The Motorcycle Shop takes adventure touring to the next level
Visiting Alaska? Perhaps you’ve always wanted to ride to Dead Horse, the farthest northern point in the U.S., but never had the chance. The Motorcycle Shop in Anchorage, Alaska, has become the go-to stop shop for any travelers looking for a unique adventure touring experience.
“We’ve always been a big adventure touring market,” said Andrew McConnell, sales manager at The Motorcycle Shop (TMS). “Up here in Alaska, we like to say that you can see all the cool things by pavement, but all the really cool stuff on dirt.”
As the segment’s growth in recent years can attest, adventure touring has become more popular because of the off-road abilities the bikes allow. Without having to get into a car or load up a dirt bike, riders can see the backcountry elements that have made Alaska famous.
Since 1972, TMS has been locally owned, and it’s the oldest family-run dealership in Alaska. Its lineup includes BMW, Ducati, Husqvarna, Kawasaki, KTM and Triumph.
“The last couple of years especially, our six brands have gotten really competitive, with KTM coming out with the new 1190, Ducati’s updated Mulitstrada and Triumph’s Tigers,” McConnell said. “We’ve got all of these different and very competitive adventure bikes all in the same room, so it’s been really neat because we’ve seen a lot of growth there. People come in, have a great selection and see what all the really big players have to offer.”
TMS has undergone an expansion in recent months. The dealership relocated to a more populated area and a facility that is nearly five times its original size at 28,000 square feet.
“On our old street we saw about 1,000 cars a day and now … it’s a huge amount of traffic increase. We’ve always been kind of in an industrial production district, and we’ve moved now to a much more trafficked area,” McConnell said.
Although the competition between brands remains relatively equal, the R 1200 GS from BMW is the top-selling adventure bike model.
“It seems like most people are able to see the value in it even though it’s a bit more expensive,” McConnell said. “Most people coming in looking at other models, they seem to have that one in the back of their minds. Once we can talk to them a little bit and explain why it costs what it does, they’re usually pretty accepting of it.”

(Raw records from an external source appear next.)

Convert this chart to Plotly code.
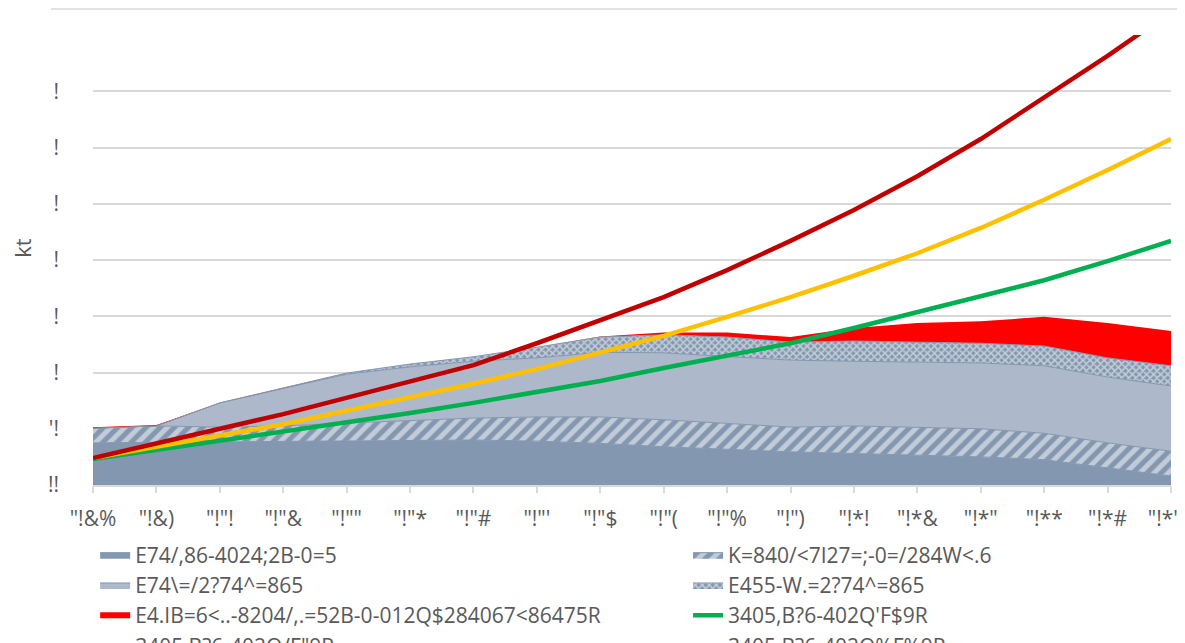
import plotly.graph_objects as go

categories = ['"!&%', '"!&)', '"!"!', '"!"&', '"!""', '"!"*', '"!"#', '"!"\'', '"!"$',
              '"!"(', '"!"%', '"!")', '"!*!', '"!*&', '"!*"', '"!**', '"!*#', '"!*\'']
y_ticktext = ['!!', "'!", '!', '!', '!', '!', '!', '!', '']

names = [
    'E74/,86-4024;2B-0=5',
    'K=840/&lt;7I27=;-0=/284W&lt;.6',
    'E74\\=/2?74^=865',
    'E455-W.=2?74^=865',
    'E4.IB=6&lt;..-8204/,.=52B-0-012Q$284067&lt;86475R',
    "3405,B?6-402Q'F$9R",
    '3405,B?6-402Q/F"9R',
    '3405,B?6-402Q%F%9R',
]

dark = [0.75, 0.76, 0.77, 0.78, 0.79, 0.80, 0.80, 0.78, 0.74, 0.68, 0.63, 0.59, 0.56, 0.53, 0.50, 0.45, 0.30, 0.16]
hatched = [0.26, 0.29, 0.26, 0.27, 0.31, 0.34, 0.39, 0.43, 0.47, 0.48, 0.47, 0.44, 0.49, 0.50, 0.50, 0.47, 0.45, 0.44]
light = [0.0, 0.0, 0.43, 0.67, 0.87, 0.96, 1.01, 1.05, 1.15, 1.19, 1.18, 1.19, 1.15, 1.16, 1.17, 1.20, 1.17, 1.16]
checkered = [0.0, 0.0, 0.0, 0.0, 0.02, 0.05, 0.08, 0.19, 0.27, 0.32, 0.35, 0.32, 0.36, 0.35, 0.35, 0.35, 0.34, 0.36]
red = [0.015, 0.015, 0.0, 0.0, 0.0, 0.0, 0.0, 0.0, 0.01, 0.04, 0.08, 0.09, 0.23, 0.34, 0.39, 0.52, 0.62, 0.62]

green = [0.46, 0.62, 0.78, 0.94, 1.10, 1.28, 1.46, 1.65, 1.85, 2.08, 2.29, 2.52, 2.79, 3.08, 3.36, 3.64, 3.98, 4.34]
yellow = [0.48, 0.68, 0.87, 1.08, 1.32, 1.55, 1.80, 2.06, 2.35, 2.65, 2.99, 3.34, 3.72, 4.12, 4.57, 5.07, 5.60, 6.15]
darkred = [0.48, 0.75, 1.00, 1.26, 1.55, 1.85, 2.13, 2.52, 2.92, 3.34, 3.82, 4.34, 4.89, 5.49, 6.15, 6.88, 7.63, 8.41]

x = list(range(len(categories)))

# keep the last category label inside the picture (like the reference does)
tick_labels = categories[:-1] + [categories[-1] + '\u00a0\u00a0\u00a0']

SLATE = '#8497B0'
LIGHT = '#ADB9CA'
GRID = '#D9D9D9'
TXT = '#595959'

fig = go.Figure()

fig.add_trace(go.Scatter(x=x, y=dark, name=names[0], stackgroup='s', mode='lines',
                         line=dict(color=SLATE, width=1), fillcolor=SLATE, legend='legend'))
fig.add_trace(go.Scatter(x=x, y=hatched, name=names[1], stackgroup='s', mode='lines',
                         line=dict(color=SLATE, width=1), fillcolor=SLATE,
                         fillpattern=dict(shape='/', bgcolor=SLATE, fgcolor='white', size=10, solidity=0.5),
                         legend='legend2'))
fig.add_trace(go.Scatter(x=x, y=light, name=names[2], stackgroup='s', mode='lines',
                         line=dict(color=SLATE, width=1), fillcolor=LIGHT, legend='legend'))
fig.add_trace(go.Scatter(x=x, y=checkered, name=names[3], stackgroup='s', mode='lines',
                         line=dict(color=SLATE, width=1), fillcolor=SLATE,
                         fillpattern=dict(shape='x', bgcolor=SLATE, fgcolor='white', size=5, solidity=0.55),
                         legend='legend2'))
fig.add_trace(go.Scatter(x=x, y=red, name=names[4], stackgroup='s', mode='none',
                         fillcolor='#FF0000', legend='legend'))

fig.add_trace(go.Scatter(x=x, y=green, name=names[5], mode='lines',
                         line=dict(color='#00B050', width=4.5), legend='legend2'))
fig.add_trace(go.Scatter(x=x, y=yellow, name=names[6], mode='lines',
                         line=dict(color='#FFC000', width=4.5), legend='legend'))
fig.add_trace(go.Scatter(x=x, y=darkred, name=names[7], mode='lines',
                         line=dict(color='#C00000', width=4.5), legend='legend2'))

legend_common = dict(orientation='v', traceorder='normal', bgcolor='rgba(0,0,0,0)',
                     font=dict(family='Open Sans', size=21, color=TXT),
                     xanchor='left', yanchor='top', y=-0.11)

# the page body adds an 8px offset, so the figure is laid out 8px up/left
fig.update_layout(
    width=1185, height=643,
    margin=dict(l=85, r=22, t=27, b=166, autoexpand=False),
    plot_bgcolor='white', paper_bgcolor='white',
    font=dict(family='Open Sans', size=21, color=TXT),
    showlegend=True,
    legend=dict(x=0.002, **legend_common),
    legend2=dict(x=0.552, **legend_common),
    xaxis=dict(range=[0, 17], tickvals=x, ticktext=tick_labels, tickangle=0,
               showgrid=False, zeroline=False, showline=True, linecolor=GRID, linewidth=1.5,
               ticks='outside', ticklen=6, tickcolor=GRID, tickwidth=1.5,
               ticklabelstandoff=8, ticklabeloverflow='allow', tickfont=dict(size=21, color=TXT)),
    yaxis=dict(range=[0, 8], tickvals=list(range(9)), ticktext=y_ticktext,
               showgrid=True, gridcolor=GRID, gridwidth=1.5, zeroline=False, showline=False,
               ticks='', ticklabelstandoff=33, tickfont=dict(size=21, color=TXT)),
    shapes=[dict(type='line', xref='paper', yref='paper', x0=-0.039, x1=1.03,
                 y0=1.0578, y1=1.0578, line=dict(color=GRID, width=1.5))],
    annotations=[dict(text='kt', xref='paper', yref='paper', x=-0.066, y=0.5267,
                      textangle=-90, showarrow=False, font=dict(size=22, color=TXT),
                      xanchor='center', yanchor='middle')],
)

fig.write_html('out.html')
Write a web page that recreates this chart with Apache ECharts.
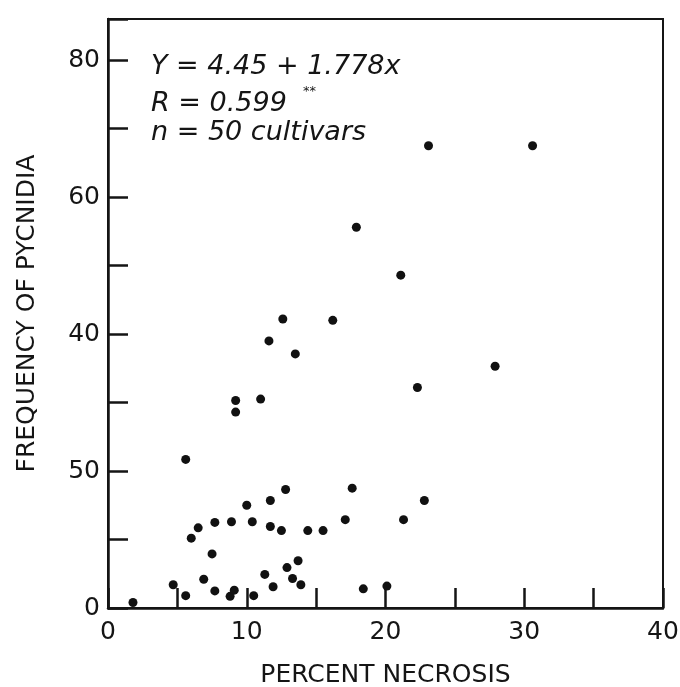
<!DOCTYPE html>
<html>
<head>
<meta charset="utf-8">
<script src="https://cdn.jsdelivr.net/npm/echarts@6/dist/echarts.min.js"></script>
<style>
  html, body { margin: 0; padding: 0; background: #fff; }
  #main { width: 680px; height: 687px; }
</style>
</head>
<body>
<div id="main"></div>
<script>
// percent necrosis (x) of each cultivar
var necrosis = [
  1.8, 4.7, 5.6, 5.6, 6.0, 6.5, 6.9, 7.5, 7.7, 7.7,
  8.9, 8.8, 9.1, 10.0, 10.4, 10.5, 11.3, 11.7, 11.7, 11.9,
  12.8, 12.5, 12.9, 13.3, 13.7, 13.9, 14.4, 15.5, 17.1, 17.6,
  18.4, 20.1, 21.3, 22.8, 12.6, 16.2, 11.6, 13.5, 9.2, 9.2,
  11.0, 23.1, 30.6, 17.9, 21.1, 27.9, 22.3
];
// frequency of pycnidia (y)
var pycnidia = [
  0.8, 3.4, 1.8, 21.7, 10.2, 11.7, 4.2, 7.9, 12.5, 2.5,
  12.6, 1.7, 2.6, 15.0, 12.6, 1.8, 4.9, 15.7, 11.9, 3.1,
  17.3, 11.3, 5.9, 4.3, 6.9, 3.4, 11.3, 11.3, 12.9, 17.5,
  2.8, 3.2, 12.9, 15.7, 42.2, 42.0, 39.0, 37.1, 30.3, 28.6,
  30.5, 67.5, 67.5, 55.6, 48.6, 35.3, 32.2
];
// tick labels as printed on the figure
var xTickLabels = { 0: '0', 10: '10', 20: '20', 30: '30', 40: '40' };
var yTickLabels = { 0: '0', 20: '50', 40: '40', 60: '60', 80: '80' };
var notes = ['Y = 4.45 + 1.778x', 'R = 0.599', 'n = 50 cultivars'];

var points = [];
for (var i = 0; i < necrosis.length; i++) {
  points.push([necrosis[i], pycnidia[i]]);
}

var ink = '#151515';
var noteFont = 'italic 27px "DejaVu Sans"';
var myChart = echarts.init(document.getElementById('main'));
myChart.setOption({
  animation: false,
  grid: {
    left: 108, right: 17, top: 19, bottom: 79,
    outerBoundsMode: 'none',
    show: true, borderColor: ink, borderWidth: 2
  },
  xAxis: {
    type: 'value', min: 0, max: 40, interval: 5,
    name: 'PERCENT NECROSIS', nameLocation: 'middle', nameGap: 55,
    nameTextStyle: { fontFamily: 'DejaVu Sans', fontSize: 25, color: ink },
    axisLine: { lineStyle: { color: ink, width: 2.5 } },
    axisTick: { inside: true, length: 20, lineStyle: { color: ink, width: 2.5 } },
    axisLabel: {
      margin: 12, fontFamily: 'DejaVu Sans', fontSize: 25, color: ink,
      formatter: function (v) { return xTickLabels[v] || ''; }
    },
    splitLine: { show: false }
  },
  yAxis: {
    type: 'value', min: 0, max: 86, interval: 10,
    name: 'FREQUENCY OF PYCNIDIA', nameLocation: 'middle', nameGap: 68,
    nameTextStyle: { fontFamily: 'DejaVu Sans', fontSize: 25, color: ink },
    axisLine: { lineStyle: { color: ink, width: 2.5 } },
    axisTick: { inside: true, length: 20, lineStyle: { color: ink, width: 2.5 } },
    axisLabel: {
      margin: 8, fontFamily: 'DejaVu Sans', fontSize: 25, color: ink,
      formatter: function (v) { return yTickLabels[v] || ''; }
    },
    splitLine: { show: false }
  },
  graphic: [
    { type: 'text', left: 151, top: 53, style: { text: notes[0], font: noteFont, fill: ink } },
    { type: 'text', left: 151, top: 90, style: { text: notes[1], font: noteFont, fill: ink } },
    { type: 'text', left: 303, top: 85, style: { text: '**', font: 'italic 13px "DejaVu Sans"', fill: ink } },
    { type: 'text', left: 151, top: 119, style: { text: notes[2], font: noteFont, fill: ink } }
  ],
  series: [{
    type: 'scatter',
    data: points,
    symbolSize: 9,
    itemStyle: { color: '#111', opacity: 1 }
  }]
});
</script>
</body>
</html>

The R 1200 GS is followed closely by the KTM 1190 for those “who are a little bit more hardcore and aren’t looking to do quite as much of the road riding,” McConnell said.

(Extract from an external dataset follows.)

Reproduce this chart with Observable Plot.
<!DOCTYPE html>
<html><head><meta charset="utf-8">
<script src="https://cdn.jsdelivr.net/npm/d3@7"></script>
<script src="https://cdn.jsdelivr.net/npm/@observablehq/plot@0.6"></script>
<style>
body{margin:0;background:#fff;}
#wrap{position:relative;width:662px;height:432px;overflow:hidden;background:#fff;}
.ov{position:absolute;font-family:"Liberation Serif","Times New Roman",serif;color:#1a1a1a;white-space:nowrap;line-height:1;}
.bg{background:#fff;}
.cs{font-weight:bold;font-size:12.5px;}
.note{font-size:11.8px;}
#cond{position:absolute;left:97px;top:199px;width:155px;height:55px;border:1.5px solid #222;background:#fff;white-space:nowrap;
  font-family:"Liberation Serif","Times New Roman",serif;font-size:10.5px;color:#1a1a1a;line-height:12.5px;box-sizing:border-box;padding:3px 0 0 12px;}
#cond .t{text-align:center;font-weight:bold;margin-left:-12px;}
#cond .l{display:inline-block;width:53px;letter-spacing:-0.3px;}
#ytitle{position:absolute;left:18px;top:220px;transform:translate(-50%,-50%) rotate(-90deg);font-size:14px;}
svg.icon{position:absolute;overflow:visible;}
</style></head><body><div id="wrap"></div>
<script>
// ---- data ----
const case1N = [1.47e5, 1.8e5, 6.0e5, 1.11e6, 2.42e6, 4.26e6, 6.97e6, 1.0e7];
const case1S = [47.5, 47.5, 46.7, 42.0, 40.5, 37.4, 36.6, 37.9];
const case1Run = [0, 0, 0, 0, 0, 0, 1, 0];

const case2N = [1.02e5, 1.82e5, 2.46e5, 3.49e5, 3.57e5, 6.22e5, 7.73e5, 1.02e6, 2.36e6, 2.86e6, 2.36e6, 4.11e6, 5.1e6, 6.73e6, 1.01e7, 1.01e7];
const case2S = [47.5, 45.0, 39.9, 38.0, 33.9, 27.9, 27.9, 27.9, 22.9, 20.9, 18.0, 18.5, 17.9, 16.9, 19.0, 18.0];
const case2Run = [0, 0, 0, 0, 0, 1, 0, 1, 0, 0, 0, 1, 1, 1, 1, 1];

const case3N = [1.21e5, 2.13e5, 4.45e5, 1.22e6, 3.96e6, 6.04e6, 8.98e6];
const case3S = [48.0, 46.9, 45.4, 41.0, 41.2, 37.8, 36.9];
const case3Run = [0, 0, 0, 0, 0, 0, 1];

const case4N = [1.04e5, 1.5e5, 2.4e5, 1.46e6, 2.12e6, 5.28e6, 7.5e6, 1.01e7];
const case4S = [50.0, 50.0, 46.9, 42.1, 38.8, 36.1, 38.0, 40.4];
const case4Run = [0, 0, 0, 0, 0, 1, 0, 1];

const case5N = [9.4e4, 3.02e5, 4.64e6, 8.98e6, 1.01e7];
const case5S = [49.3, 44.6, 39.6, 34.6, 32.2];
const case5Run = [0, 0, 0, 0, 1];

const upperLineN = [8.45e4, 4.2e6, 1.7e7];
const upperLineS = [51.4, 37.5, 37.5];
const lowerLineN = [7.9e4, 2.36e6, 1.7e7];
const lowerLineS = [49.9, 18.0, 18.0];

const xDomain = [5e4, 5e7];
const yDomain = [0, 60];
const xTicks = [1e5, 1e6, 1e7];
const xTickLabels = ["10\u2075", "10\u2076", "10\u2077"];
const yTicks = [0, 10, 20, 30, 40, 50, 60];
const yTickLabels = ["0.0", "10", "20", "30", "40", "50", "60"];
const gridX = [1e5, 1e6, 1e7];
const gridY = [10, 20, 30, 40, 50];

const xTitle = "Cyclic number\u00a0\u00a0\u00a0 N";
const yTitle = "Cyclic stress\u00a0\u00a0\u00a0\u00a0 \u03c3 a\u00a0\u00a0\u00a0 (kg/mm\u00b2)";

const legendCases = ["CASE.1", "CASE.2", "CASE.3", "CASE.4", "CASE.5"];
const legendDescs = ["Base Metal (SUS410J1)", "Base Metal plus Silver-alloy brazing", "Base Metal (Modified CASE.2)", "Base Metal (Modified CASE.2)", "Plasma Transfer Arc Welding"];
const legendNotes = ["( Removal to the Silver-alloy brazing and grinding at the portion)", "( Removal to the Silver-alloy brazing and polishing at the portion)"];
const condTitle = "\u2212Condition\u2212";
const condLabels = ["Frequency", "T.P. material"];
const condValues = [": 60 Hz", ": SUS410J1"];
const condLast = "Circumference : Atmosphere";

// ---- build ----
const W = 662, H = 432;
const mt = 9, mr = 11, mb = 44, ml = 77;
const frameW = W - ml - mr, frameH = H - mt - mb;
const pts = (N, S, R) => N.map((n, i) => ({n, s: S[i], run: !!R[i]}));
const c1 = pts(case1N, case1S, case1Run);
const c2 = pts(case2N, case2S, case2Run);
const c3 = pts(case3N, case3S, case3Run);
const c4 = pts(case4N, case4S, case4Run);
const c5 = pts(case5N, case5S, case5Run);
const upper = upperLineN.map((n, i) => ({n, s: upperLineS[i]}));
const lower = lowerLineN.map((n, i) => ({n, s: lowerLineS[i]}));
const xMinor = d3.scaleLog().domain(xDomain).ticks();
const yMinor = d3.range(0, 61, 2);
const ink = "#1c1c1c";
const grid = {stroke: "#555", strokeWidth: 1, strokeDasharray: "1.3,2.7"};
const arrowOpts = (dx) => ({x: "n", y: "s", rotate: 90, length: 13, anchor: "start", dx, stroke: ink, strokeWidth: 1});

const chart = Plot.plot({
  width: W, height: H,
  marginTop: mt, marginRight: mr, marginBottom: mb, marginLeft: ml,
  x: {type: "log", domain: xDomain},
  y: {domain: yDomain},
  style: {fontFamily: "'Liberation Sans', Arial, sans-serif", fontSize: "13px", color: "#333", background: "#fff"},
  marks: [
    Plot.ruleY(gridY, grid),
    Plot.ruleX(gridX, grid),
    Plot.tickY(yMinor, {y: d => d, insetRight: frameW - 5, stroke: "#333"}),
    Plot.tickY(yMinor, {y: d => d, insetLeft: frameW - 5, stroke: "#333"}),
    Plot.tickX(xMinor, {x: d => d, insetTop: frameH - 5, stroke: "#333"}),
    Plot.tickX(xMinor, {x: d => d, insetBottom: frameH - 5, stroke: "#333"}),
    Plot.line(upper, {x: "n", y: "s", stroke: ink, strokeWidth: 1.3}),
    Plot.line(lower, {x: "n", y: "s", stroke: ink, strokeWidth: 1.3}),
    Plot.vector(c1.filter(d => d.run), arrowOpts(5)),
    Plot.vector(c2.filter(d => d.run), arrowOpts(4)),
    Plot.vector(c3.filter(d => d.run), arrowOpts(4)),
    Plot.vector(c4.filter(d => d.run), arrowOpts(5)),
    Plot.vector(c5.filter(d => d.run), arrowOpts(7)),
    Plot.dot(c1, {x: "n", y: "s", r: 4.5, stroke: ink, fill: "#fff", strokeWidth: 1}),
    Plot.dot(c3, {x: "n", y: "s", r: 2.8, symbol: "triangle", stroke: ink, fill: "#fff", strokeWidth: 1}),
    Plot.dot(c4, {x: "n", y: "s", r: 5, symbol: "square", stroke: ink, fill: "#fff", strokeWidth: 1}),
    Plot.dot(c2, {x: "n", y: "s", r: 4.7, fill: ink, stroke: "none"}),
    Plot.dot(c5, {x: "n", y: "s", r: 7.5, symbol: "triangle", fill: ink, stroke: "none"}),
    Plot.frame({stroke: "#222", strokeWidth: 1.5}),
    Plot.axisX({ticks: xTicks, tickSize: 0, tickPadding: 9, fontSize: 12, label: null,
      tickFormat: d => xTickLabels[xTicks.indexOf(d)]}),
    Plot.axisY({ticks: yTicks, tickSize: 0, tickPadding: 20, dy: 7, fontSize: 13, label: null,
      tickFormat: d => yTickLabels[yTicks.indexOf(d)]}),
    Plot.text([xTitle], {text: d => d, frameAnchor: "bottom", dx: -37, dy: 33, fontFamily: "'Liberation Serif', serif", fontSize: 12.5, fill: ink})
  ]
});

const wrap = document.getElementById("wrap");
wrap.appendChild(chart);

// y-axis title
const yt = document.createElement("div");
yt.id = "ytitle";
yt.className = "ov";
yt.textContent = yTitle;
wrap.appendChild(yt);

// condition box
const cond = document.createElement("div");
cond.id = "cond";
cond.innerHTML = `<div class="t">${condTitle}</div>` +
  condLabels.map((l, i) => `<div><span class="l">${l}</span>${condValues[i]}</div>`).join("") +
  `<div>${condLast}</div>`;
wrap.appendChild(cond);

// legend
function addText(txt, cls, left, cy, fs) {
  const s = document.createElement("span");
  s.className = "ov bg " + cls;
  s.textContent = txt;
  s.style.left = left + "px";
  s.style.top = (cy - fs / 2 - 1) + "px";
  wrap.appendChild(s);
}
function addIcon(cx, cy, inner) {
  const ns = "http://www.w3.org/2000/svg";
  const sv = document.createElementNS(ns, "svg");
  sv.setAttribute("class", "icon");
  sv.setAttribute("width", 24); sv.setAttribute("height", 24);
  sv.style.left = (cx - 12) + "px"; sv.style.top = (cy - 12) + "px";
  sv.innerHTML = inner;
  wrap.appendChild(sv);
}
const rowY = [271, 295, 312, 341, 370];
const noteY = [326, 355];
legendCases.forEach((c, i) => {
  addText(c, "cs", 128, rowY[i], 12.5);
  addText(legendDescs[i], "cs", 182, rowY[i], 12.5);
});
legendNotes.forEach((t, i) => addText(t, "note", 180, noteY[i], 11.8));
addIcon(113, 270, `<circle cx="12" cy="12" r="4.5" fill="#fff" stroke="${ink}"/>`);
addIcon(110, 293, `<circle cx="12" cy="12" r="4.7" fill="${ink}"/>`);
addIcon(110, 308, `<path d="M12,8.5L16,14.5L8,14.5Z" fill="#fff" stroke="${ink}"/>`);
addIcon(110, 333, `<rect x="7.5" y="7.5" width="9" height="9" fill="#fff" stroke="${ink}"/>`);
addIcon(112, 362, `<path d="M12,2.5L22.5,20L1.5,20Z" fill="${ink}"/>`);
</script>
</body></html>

For those looking for the ultimate road trip, TMS has experience helping travelers get the bikes they need safely and in a timely manner.
“We get a lot of travelers that are flying into town and are purchasing motorcycles to ride home. That’s another place where people assume that we won’t be able to help them out, and they’re just as surprised and excited when we say we can,” McConnell said.
TMS has seen visitors from all over the world, including Canada, Mexico, Ecuador, Argentina, Australia and the U.K. McConnell gets emails on a weekly basis from people who are interested in buying a bike and then driving from Dead Horse to Argentina, or back home, wherever that may be.
Just this year, TMS has sold 25 bikes to owners flying in and traveling the rest of the way on two wheels. “We arrange all that for them and make sure that the bike and everything else they may need is 100 percent ready to go when they get here because you don’t get a second chance — everything has to be perfect,” he said.
Along with making sure the bikes are ready, McConnell says he gives advice to all travelers, talking through route and travel logistics.
“We really try and educate all our travelers,” he added. “We have some pretty dangerous roads up here, some pretty big stretches.” Dalton Highway, located in Alaska, is the longest dirt highway in the country. The highway consists of a 500-mile stretch from Fairbanks to Dead Horse, and McConnell says it’s important to know how quickly the conditions can change on such a long route.
The dealership as a whole has made community outreach a focus for the coming year. “Especially because we’re in a smaller market, we really are trying to take an approach where when anybody needs something relating to motorcycles, they think ‘The Motorcycle Shop’ first,” said McConnell.
TMS markets such outreach events mostly by word of mouth, especially with such a tight-knit riding community. The dealership has seen a large increase in its target audience for social media and email marketing as well.
Last month, TMS hosted an Adventure Bike Showcase, which combined bike contests, free food and a fundraiser for the Lone Survivor foundation.
“It was a community event first and foremost, and then we added in this fundraiser aspect and of course for the dealership side of things, we want to make sure that we were showcasing some bikes that we actually have available.” The parking lot was full of 50 adventure touring travelers sharing stories about their bikes and their journeys. McConnell agreed it was a success, as it attracted riders who hadn’t heard about the joys of adventure touring.
Part of what makes the TMS team so unique is not only their commitment to customer satisfaction or adeptness to change, but their age, said McConnell: “We have our dealer principal who has been here the whole time, so he keeps us in check. But as far as our management and people doing the ordering, nobody’s over 30. We all have this fresh approach, and we’re not afraid to try things out.”